Perhaps the single most artistically successful game in recent memory is Fez, Phil Fish’s still stunning platformer which uses its gameplay to express everything it needs to say. Outside of two cut-scenes at the beginning and end of the game, the entire story is told through the actions of the player, the deciphering of puzzles and, most astonishingly, through the physical mechanics of the gameplay. Using two rotation buttons, the player is able to morph and change the scenery around them, walking around it in two dimensions but thinking and interacting with the settings in three. This concept allows Fez to use one’s own knowledge of and experience with platforming games to question and interrogate those remembered experiences, looking at their past in new ways and from new directions. Essentially, it’s a game about the hidden facets of every experience, and the ways in which we find paths to view obfuscated meaning. When someone plays Fez, they’re not interacting with just Fez, but rather the entirety of their gaming history. It places itself contextually in the middle of these experiences through gameplay that draws attention to itself; there’s no masks or plays at being anything other than a game, and Fez trusts that being “just a game” is a powerful, rewarding enough experience to be valid on its own.

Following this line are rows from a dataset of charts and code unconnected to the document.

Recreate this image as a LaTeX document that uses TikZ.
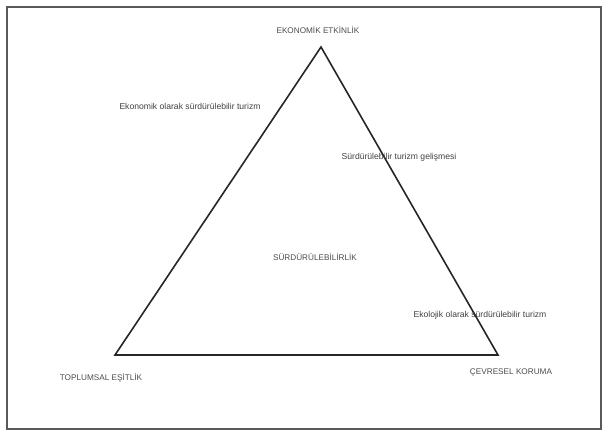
\documentclass[tikz,border=0pt]{standalone}
\usepackage{fontspec}
\setmainfont{Liberation Sans}
\begin{document}
\begin{tikzpicture}[x=1pt,y=-1pt,
  lbl/.style={font=\fontsize{8.6}{10}\selectfont, text=black!75, inner sep=0pt},
  capslbl/.style={font=\fontsize{8.2}{10}\selectfont, text=black!70, inner sep=0pt},
  tri/.style={line width=1.6pt, line join=miter, black!85}]
\useasboundingbox (0,0) rectangle (602,430);
\draw[black!65, line width=1.8pt] (7,7) rectangle (601,429);
\coordinate (A) at (321,47);
\coordinate (B) at (115,355);
\coordinate (C) at (498,355);
\draw[tri] (A) -- (B) -- (C) -- cycle;
\node[capslbl] (ee) at (318,30) {EKONOMİK ETKİNLİK};
\node[lbl] (eo) at (190,106) {Ekonomik olarak sürdürülebilir turizm};
\node[lbl] (sg) at (399,157) {Sürdürülebilir turizm gelişmesi};
\node[capslbl] (su) at (315,257) {SÜRDÜRÜLEBİLİRLİK};
\node[lbl] (ek) at (480,315) {Ekolojik olarak sürdürülebilir turizm};
\node[capslbl] (te) at (101,378) {TOPLUMSAL EŞİTLİK};
\node[capslbl] (ck) at (511,373) {ÇEVRESEL KORUMA};
\end{tikzpicture}
\end{document}
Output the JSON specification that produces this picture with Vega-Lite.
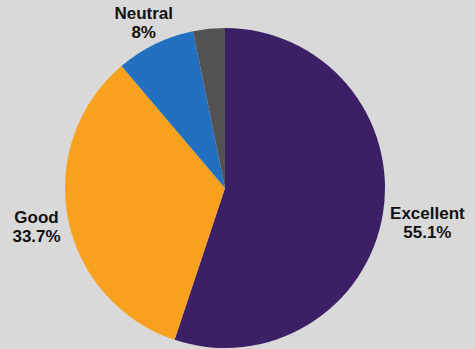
{
  "$schema": "https://vega.github.io/schema/vega-lite/v6.json",
  "width": 450,
  "height": 322,
  "autosize": {"type": "none"},
  "padding": {"left": 0, "right": 25, "top": 27, "bottom": 0},
  "background": "#d9d9d9",
  "view": {"stroke": null},
  "data": {
    "values": [
      {"rating": "Excellent", "share": 55.1, "rank": 1, "label": "Excellent\n55.1%"},
      {"rating": "Good", "share": 33.7, "rank": 2, "label": "Good\n33.7%"},
      {"rating": "Neutral", "share": 8.0, "rank": 3, "label": "Neutral\n8%"},
      {"rating": "Other", "share": 3.2, "rank": 4, "label": ""}
    ]
  },
  "encoding": {
    "theta": {"field": "share", "type": "quantitative", "stack": true},
    "order": {"field": "rank", "type": "quantitative"},
    "color": {
      "field": "rating",
      "type": "nominal",
      "scale": {
        "domain": ["Excellent", "Good", "Neutral", "Other"],
        "range": ["#3b2066", "#f7a11e", "#2271c1", "#525252"]
      },
      "legend": null
    }
  },
  "layer": [
    {"mark": {"type": "arc", "radius": 160}},
    {
      "mark": {
        "type": "text",
        "radius": 205,
        "dy": -7,
        "font": "Liberation Sans",
        "fontWeight": "bold",
        "fontSize": 17,
        "lineHeight": 19,
        "lineBreak": "\n",
        "align": "center",
        "baseline": "middle"
      },
      "encoding": {
        "text": {"condition": {"test": "datum.rating === 'Excellent'", "field": "label"}, "value": ""},
        "color": {"value": "#111111"}
      }
    },
    {
      "mark": {
        "type": "text",
        "radius": 192,
        "dy": -7,
        "font": "Liberation Sans",
        "fontWeight": "bold",
        "fontSize": 17,
        "lineHeight": 19,
        "lineBreak": "\n",
        "align": "center",
        "baseline": "middle"
      },
      "encoding": {
        "text": {"condition": {"test": "datum.rating === 'Good'", "field": "label"}, "value": ""},
        "color": {"value": "#111111"}
      }
    },
    {
      "mark": {
        "type": "text",
        "radius": 186,
        "dy": -7,
        "font": "Liberation Sans",
        "fontWeight": "bold",
        "fontSize": 17,
        "lineHeight": 19,
        "lineBreak": "\n",
        "align": "center",
        "baseline": "middle"
      },
      "encoding": {
        "text": {"condition": {"test": "datum.rating === 'Neutral'", "field": "label"}, "value": ""},
        "color": {"value": "#111111"}
      }
    }
  ]
}
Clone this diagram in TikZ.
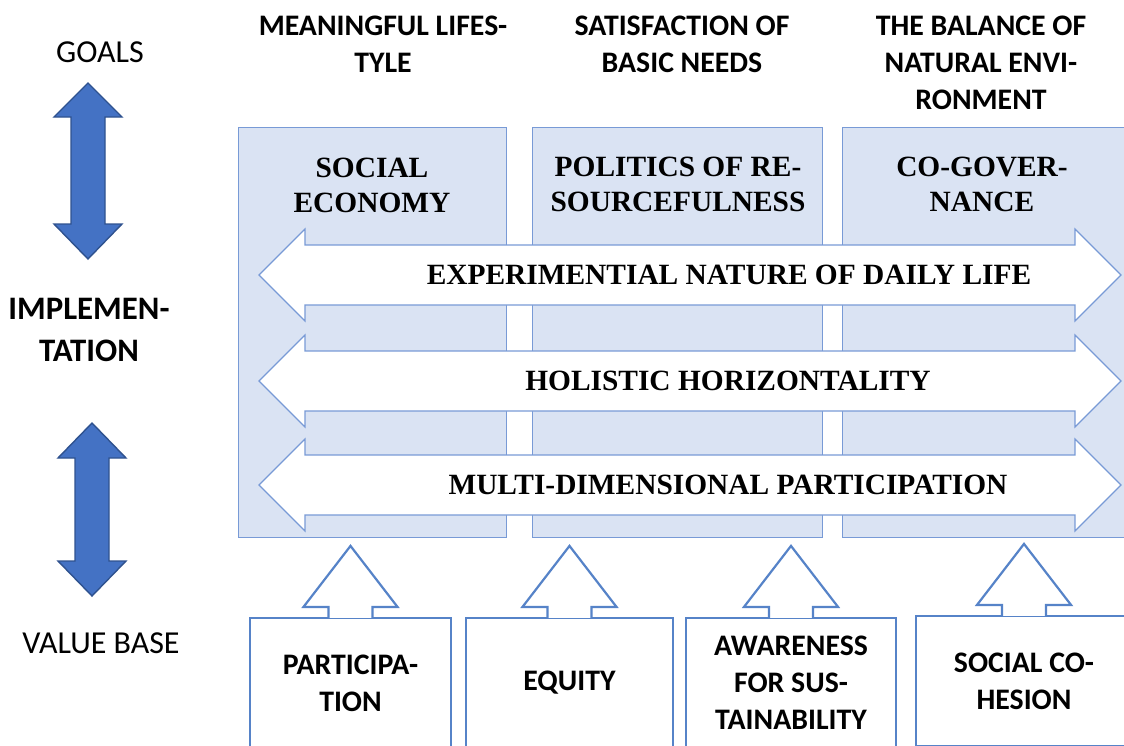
\documentclass[tikz,border=0pt]{standalone}
\usepackage{fontspec}
\setmainfont{Liberation Serif}
\newfontfamily\labelfont{Carlito}
\usepackage{tikz}

\definecolor{colfill}{RGB}{218,227,243}
\definecolor{colline}{RGB}{120,154,214}
\definecolor{boxline}{RGB}{86,131,200}
\definecolor{arrowblue}{RGB}{68,114,196}
\definecolor{arrowedge}{RGB}{47,82,143}

\begin{document}
\begin{tikzpicture}[x=0.5pt, y=-0.5pt,
    colbox/.style={fill=colfill, draw=colline, line width=0.5pt},
    band/.style={fill=white, draw=colline, line width=0.6pt},
    bandtext/.style={font=\fontsize{14.7}{17}\selectfont\bfseries},
    coltitle/.style={align=center, font=\fontsize{14.7}{17.5}\selectfont\bfseries},
    goal/.style={align=center, font=\labelfont\fontsize{14.9}{18.5}\selectfont\bfseries},
    side/.style={align=center, font=\labelfont\fontsize{16}{21}\selectfont},
    updown/.style={fill=arrowblue, draw=arrowedge, line width=0.7pt},
    valbox/.style={draw=boxline, fill=white, line width=1.1pt, minimum height=65pt,
        align=center, font=\labelfont\fontsize{14.9}{18.5}\selectfont\bfseries},
    valarrow/.style={fill=white, draw=boxline, line width=1.1pt}]
    \useasboundingbox (0,0) rectangle (1124,745);
    \clip (0,0) rectangle (1124,745);

    % columns
    \draw[colbox] (238,127) rectangle (506,537);
    \draw[colbox] (532,127) rectangle (822,537);
    \draw[colbox] (842,127) rectangle (1134,537);
    \node[coltitle] (socecon) at (372,185) {SOCIAL\\ECONOMY};
    \node[coltitle] (politics) at (678,184) {POLITICS OF RE-\\SOURCEFULNESS};
    \node[coltitle] (cogov) at (982,184) {CO-GOVER-\\NANCE};

    % goals
    \node[goal] (lifestyle) at (383,44) {MEANINGFUL LIFES-\\TYLE};
    \node[goal] (needs) at (682,44) {SATISFACTION OF\\BASIC NEEDS};
    \node[goal] (balance) at (981,63) {THE BALANCE OF\\NATURAL ENVI-\\RONMENT};

    % horizontal bands
    \draw[band] (259,275) -- ++(46,-46) -- ++(0,16) -- ++(770,0) -- ++(0,-16) -- ++(46,46)
        -- ++(-46,46) -- ++(0,-16) -- ++(-770,0) -- ++(0,16) -- cycle;
    \draw[band] (259,381) -- ++(46,-46) -- ++(0,16) -- ++(770,0) -- ++(0,-16) -- ++(46,46)
        -- ++(-46,46) -- ++(0,-16) -- ++(-770,0) -- ++(0,16) -- cycle;
    \draw[band] (259,485) -- ++(46,-46) -- ++(0,16) -- ++(770,0) -- ++(0,-16) -- ++(46,46)
        -- ++(-46,46) -- ++(0,-16) -- ++(-770,0) -- ++(0,16) -- cycle;
    \node[bandtext] (daily) at (729,275) {EXPERIMENTIAL NATURE OF DAILY LIFE};
    \node[bandtext] (holistic) at (728,381) {HOLISTIC HORIZONTALITY};
    \node[bandtext] (multi) at (728,485) {MULTI-DIMENSIONAL PARTICIPATION};

    % left side
    \draw[updown] (88,83) -- ++(34,34) -- ++(-17,0) -- ++(0,107) -- ++(17,0) -- ++(-34,35)
        -- ++(-34,-35) -- ++(17,0) -- ++(0,-107) -- ++(-17,0) -- cycle;
    \draw[updown] (92,423) -- ++(34,35) -- ++(-17,0) -- ++(0,103) -- ++(17,0) -- ++(-34,35)
        -- ++(-34,-35) -- ++(17,0) -- ++(0,-103) -- ++(-17,0) -- cycle;
    \node[side] (goals) at (100,52) {GOALS};
    \node[side, font=\labelfont\fontsize{16.4}{21}\selectfont\bfseries] (impl) at (89,330) {IMPLEMEN-\\TATION};
    \node[side] (valuebase) at (101,643) {VALUE BASE};

    % value base
    \node[valbox, minimum width=100.5pt] (v1) at (350.5,683) {PARTICIPA-\\TION};
    \node[valbox, minimum width=103.5pt] (v2) at (569.5,683) {EQUITY};
    \node[valbox, minimum width=105pt] (v3) at (791,683) {AWARENESS\\FOR SUS-\\TAINABILITY};
    \node[valbox, minimum width=108pt] (v4) at (1024,681) {SOCIAL CO-\\HESION};
    \filldraw[valarrow] (v1.north) ++(-22,1) -- ++(0,-11) -- ++(-25,0) -- ++(47,-61) -- ++(47,61) -- ++(-25,0) -- ++(0,11);
    \filldraw[valarrow] (v2.north) ++(-22,1) -- ++(0,-11) -- ++(-25,0) -- ++(47,-61) -- ++(47,61) -- ++(-25,0) -- ++(0,11);
    \filldraw[valarrow] (v3.north) ++(-22,1) -- ++(0,-11) -- ++(-25,0) -- ++(47,-61) -- ++(47,61) -- ++(-25,0) -- ++(0,11);
    \filldraw[valarrow] (v4.north) ++(-22,1) -- ++(0,-11) -- ++(-25,0) -- ++(47,-61) -- ++(47,61) -- ++(-25,0) -- ++(0,11);
\end{tikzpicture}
\end{document}
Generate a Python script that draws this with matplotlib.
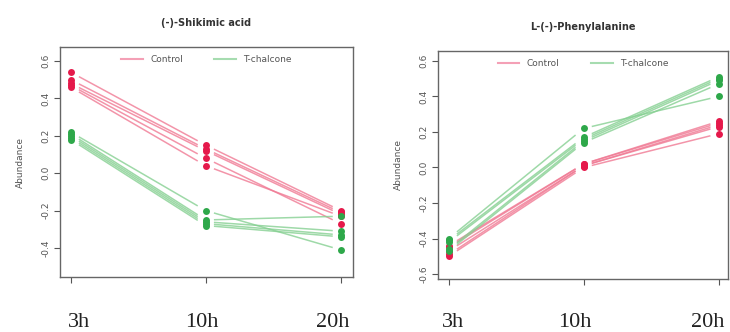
import matplotlib
matplotlib.use("Agg")
import matplotlib.pyplot as plt
import matplotlib.transforms as mtransforms
from matplotlib.lines import Line2D
import numpy as np

times = ["3h", "10h", "20h"]
titles = ["(-)-Shikimic acid", "L-(-)-Phenylalanine"]

shikimic_control = [[0.54, 0.15, -0.20], [0.50, 0.13, -0.21], [0.48, 0.12, -0.22],
                    [0.47, 0.08, -0.27], [0.46, 0.04, -0.23]]
shikimic_tchalcone = [[0.22, -0.20, -0.41], [0.21, -0.25, -0.23], [0.20, -0.26, -0.31],
                      [0.19, -0.27, -0.33], [0.18, -0.28, -0.34]]
phe_control = [[-0.44, 0.02, 0.26], [-0.45, 0.02, 0.25], [-0.47, 0.01, 0.24],
               [-0.49, 0.01, 0.23], [-0.50, 0.00, 0.19]]
phe_tchalcone = [[-0.40, 0.22, 0.40], [-0.41, 0.17, 0.51], [-0.42, 0.16, 0.50],
                 [-0.46, 0.15, 0.49], [-0.47, 0.14, 0.47]]

yticks_left = [-0.4, -0.2, 0.0, 0.2, 0.4, 0.6]
yticks_right = [-0.6, -0.4, -0.2, 0.0, 0.2, 0.4, 0.6]

RED_PT, RED_LN = "#e5194b", "#f07a94"
GRN_PT, GRN_LN = "#2ea84a", "#86d092"

fig = plt.figure(figsize=(7.3, 3.32), dpi=100)
axes_pos = [[60/730, 1-277/332, 293/730, 230/332],
            [438/730, 1-279/332, 290/730, 228/332]]
ylims = [(-0.555, 0.675), (-0.628, 0.656)]
xlims = [(0.92, 3.09), (0.92, 3.07)]
datasets = [(shikimic_control, shikimic_tchalcone), (phe_control, phe_tchalcone)]
ytick_sets = [yticks_left, yticks_right]
# horizontal nudges (in pixels) of the big time labels relative to their ticks
label_nudges = [[8, -4, -8], [4, -9, -11]]

def draw_series(ax, rows, lc, pc):
    x = np.arange(1, len(times) + 1)
    gx = 0.06  # gap around points (R type="b" style)
    for row in rows:
        y = np.array(row, dtype=float)
        for i in range(len(x) - 1):
            x0, x1 = x[i], x[i+1]
            y0, y1 = y[i], y[i+1]
            f0 = gx / (x1 - x0)
            xs = [x0 + (x1 - x0) * f0, x1 - (x1 - x0) * f0]
            ys = [y0 + (y1 - y0) * f0, y1 - (y1 - y0) * f0]
            ax.plot(xs, ys, color=lc, lw=1.1, alpha=0.8, solid_capstyle="butt", zorder=2)
        ax.plot(x, y, linestyle="none", marker="o", ms=5, color=pc,
                markeredgewidth=0, zorder=3)

for k in range(2):
    ax = fig.add_axes(axes_pos[k])
    ctrl, tch = datasets[k]
    draw_series(ax, ctrl, RED_LN, RED_PT)
    draw_series(ax, tch, GRN_LN, GRN_PT)
    ax.set_xlim(*xlims[k])
    ax.set_ylim(*ylims[k])
    ticks = np.arange(1, len(times) + 1)
    ax.set_xticks(ticks)
    ax.set_xticklabels([])
    ax.tick_params(axis="x", length=4, width=0.8, color="#555555")
    base = mtransforms.blended_transform_factory(ax.transData, fig.transFigure)
    for t, lab, dx in zip(ticks, times, label_nudges[k]):
        tr = base + mtransforms.ScaledTranslation(dx / 100, 0, fig.dpi_scale_trans)
        ax.text(t, 1 - 327/332, lab, transform=tr, ha="center", va="baseline",
                fontsize=16, family="Liberation Serif", color="#222222", clip_on=False)
    ax.set_yticks(ytick_sets[k])
    ax.set_yticklabels([f"{v:.1f}" for v in ytick_sets[k]], rotation=90, va="center",
                       fontsize=6.5, color="#555555")
    ax.tick_params(axis="y", length=4, width=0.8, color="#555555", pad=3)
    for s in ax.spines.values():
        s.set_color("#666666")
        s.set_linewidth(1.0)
    ax.set_title(titles[k], fontsize=7, fontweight="bold", color="#333333", pad=15)
    ax.set_ylabel("Abundance", fontsize=6.5, color="#555555", labelpad=12)
    handles = [Line2D([], [], color="#f4a0b6", lw=1.5),
               Line2D([], [], color="#a6dcb0", lw=1.5)]
    ax.legend(handles, ["Control", "T-chalcone"], loc="upper center", ncol=2,
              frameon=False, fontsize=6.5, labelcolor="#555555",
              handlelength=2.4, columnspacing=3.5, bbox_to_anchor=(0.5, 1.0))

fig.savefig("out.png", dpi=100)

That is not to say that the only way a game can succeed as a game and not as a mildly interactive, poorly shot movie is through such conceptual audacity or abstractness. Mirror’s Edge is another game that, in its finest moments, expresses its ideas through the gameplay itself, and not through its cut-out style animated interludes (as handsomely rendered as those may be). Telling the story of a society that is utopian and beautiful on the surface but oppressive and rotting underneath, the sloppy literal narrative of Mirror’s Edge is more than made up for by incredibly rewarding gameplay, which is not only deeply fun and compulsively playable but ultimately affecting in a real way. Through direct interaction with the city (the most important character in the game), the player is made to confront both how they themselves move through and approach their own environment and what a city looks and feels like under a restrictive and totalitarian state. The city you run through is beautiful, but totally empty, a modernist dream of perfect spaces occupied by absolutely no one. Everything is clean, simple, and efficient, but the things that create an engaged environment are conspicuously missing, and the spaces your character operates from show life through your interaction with them. Moving over rooftops and through sewers, the player gives energy and vibrancy to spaces washed of any such humanity; essentially, Mirror’s Edge uses gameplay to make the player think about the urban environment as one not dissimilar from the “natural” world, and breaks down the alienation so deeply involved in much city life. This is what games can accomplish, a powerful embodied experience, and this is what they should aim for.

If it sounds like I’m asking a lot here, it’s only because gamers have been conditioned to accept less. I’m not saying no to entertainment- I could’ve easily talked about Tony Hawk’s Pro Skater, Skyrim, or Tetris for that matter as my positive examples- I’m just saying no to misguided and self-defeating art, and, specifically, no to games that just want to be movies. I’m saying that David Cage is wrongheaded, and his chicanery doesn’t understand what makes video games unique as an art, what makes them stand apart from other forms. If video games truly want to be respected as “art” (which, again, I find self-evident and uninteresting, but it’s so often the party line of modern video game journalism), they should be embracing what makes them games, and using those tools to connect and express. Hell, that’s what video games should be doing if they just want to be good video games. There’s no easier way to look undistinguished than to show up to the party begging for acceptance dressed like the popular party guests. So “cinematic” games, grow up, please.